What This Means For Deterrence Under Trump
Adversaries push drone swarms, networked air defenses, and cheap sensors. A fighter that can spot, jam, and burn through electronics at the speed of light would help American pilots win fast. If the mode exists and works, it would lower costs per shot and ease missile strain in long fights. That aligns with common-sense defense: clear the skies, protect our forces, and keep American jets lethal without wasting billion-dollar stockpiles on dime-store drones.
Americans should also demand clarity. Congress can press for a closed-session briefing on radar-based directed energy progress, test milestones, and safety limits. The administration can push contractors to hit delivery schedules and protect taxpayers from avoidable delays. Transparency where possible keeps faith with the public while guarding secrets from enemies. That balance strengthens deterrence without feeding hype or handing propaganda wins to Beijing, Moscow, or Tehran.
How To Read The Noise Without Getting Spun
Defense tech often appears in analyst reports years before official confirmation. That is normal. Directed energy claims, in particular, move from rumor to proof slowly because power, cooling, and safety are hard, and secrets matter. The smart stance is cautious optimism. The F-35’s radar architecture supports growth. Analysts have flagged a promising, disruptive mode. Officials have not confirmed it. Watch for test data, delivery of the next-gen radar, and quiet doctrine shifts that signal real field use.
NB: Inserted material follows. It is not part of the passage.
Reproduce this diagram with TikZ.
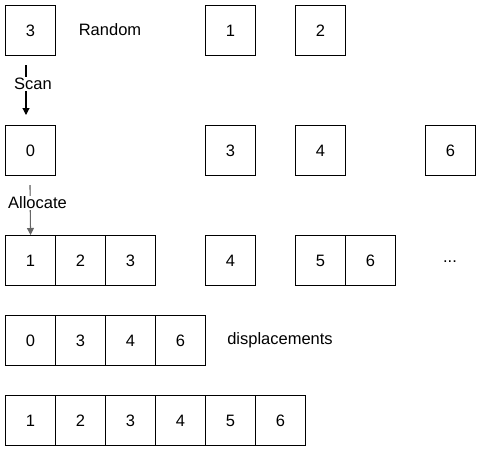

Bottom line for readers: America must own the electromagnetic fight. If the F-35 can disable enemy electronics with its radar, that is a win for our pilots and a warning to our foes. Until proof lands, do not dismiss the reports, and do not oversell them. Demand results, back the men and women who fly and fix these jets, and keep pressure on Washington and industry to deliver tools that end fights fast and bring our warriors home safe.